Friday, December 11, 2020

Detroit: Magically Become Human

Quantic Dream's 'Detroit: Become Human' is a game about robots. Robots that suddenly, magically, become human (ergo the name).

Detroit isn't a game about sentience. It isn't about life and what life is. It isn't existential. It is about being a minority. 

In Detroit androids begin coming to life and they are treated poorly for it because they aren't like everyone else. This is as deep as it gets. 

In a work with such an excellent premise and a luscious budget it is easy to wish for something a bit more ambitious, but it is clear the studio can barely handle a basic discussion about egalitarian rights, often fantasizing success and brutalizing failure unrealistically.
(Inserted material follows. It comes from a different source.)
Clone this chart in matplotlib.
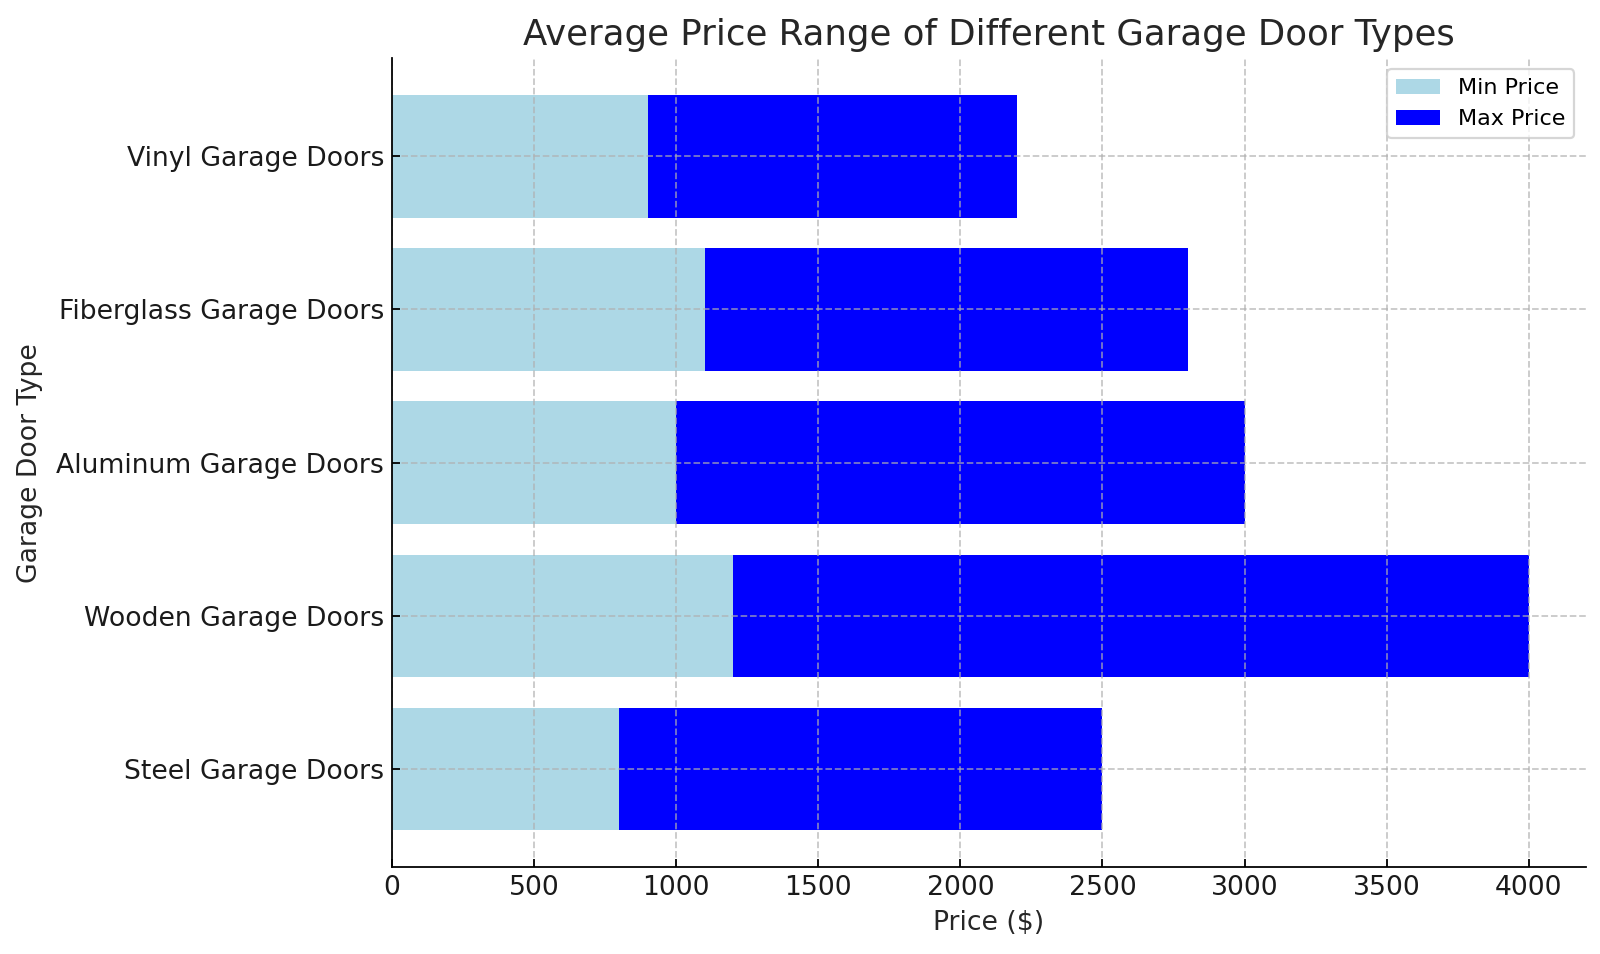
import matplotlib.pyplot as plt

# Data
door_types = [
    "Steel Garage Doors",
    "Wooden Garage Doors",
    "Aluminum Garage Doors",
    "Fiberglass Garage Doors",
    "Vinyl Garage Doors",
]
min_price = [800, 1200, 1000, 1100, 900]
max_price = [2500, 4000, 3000, 2800, 2200]

fig, ax = plt.subplots(figsize=(10, 5.9625), dpi=160)

# Min bar from 0, max bar drawn from min to max
ax.barh(door_types, min_price, color='lightblue', label='Min Price')
ax.barh(door_types, [mx - mn for mn, mx in zip(min_price, max_price)],
        left=min_price, color='blue', label='Max Price')

ax.set_title('Average Price Range of Different Garage Door Types', fontsize=16, color='#262626')
ax.set_xlabel('Price ($)', fontsize=12, color='#262626')
ax.set_ylabel('Garage Door Type', fontsize=12, color='#262626', labelpad=6)
ax.tick_params(axis='both', labelsize=12, direction='in', labelcolor='#1a1a1a')
ax.set_xlim(0, 4200)

# grid sits on top of the bars
ax.grid(True, linestyle='--', color='#b0b0b0', alpha=0.7, linewidth=0.8)
ax.set_axisbelow(False)
ax.spines['top'].set_visible(False)
ax.spines['right'].set_visible(False)
for side in ['left', 'bottom']:
    ax.spines[side].set_zorder(5)

ax.legend(loc='upper right', fontsize=10)

fig.subplots_adjust(left=0.245, right=0.991, top=0.939, bottom=0.091)
fig.savefig('out.png')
For all its shortcomings, however, Detroit succeeds in providing spectacle.

Playing the game on a PS5 most likely provided the PS4 Pro rendition of the game (smoothing out any hiccups with the extra performance). It looked phenomenal. Facial capture and animations, along with fine detail in the faces, were excellent. The game world never fails to deliver in scale, either. Detroit seems to bustle with life, whether in a well maintained area or the detritus of the suburbs. It looks good.

Directorially the game also seems to shine. This is a fine example of having very little to say, but saying it quite well. Scenes are dramatic and moving. Engaging. Immersive. A shining example of interactive fiction hooking you. But, hooking you to eventually tell you... what? Treat people nicely, no matter what they are made of. Or, stand up for yourself! Don't let them drag you down!

Just be yourself. 

It is quite trite.

It is also difficult to recommend, with copious amounts of mature content (from swearing to sexual, gore and violence). This isn't one that is worth the price of entry, sadly, beyond an academic analysis of its stellar narrative design. Stellar narrative design without narrative content worthy of it.

It is sad there is so little intelligence behind Detroit: Become Human. It is often dramatic for the sake of drama, with contrived scenes and motives. It utterly fails to capitalize on the premise.

I have begun calling it Detroit: Become Magically Human, after the sudden transformation these robots seem to undergo. They understand human emotion, they understand the human condition, they have a moral compass. Pretty impressive stuff to just randomly happen to a machine. It is a pity the game did not follow suite. It doesn't seem to understand any of that stuff.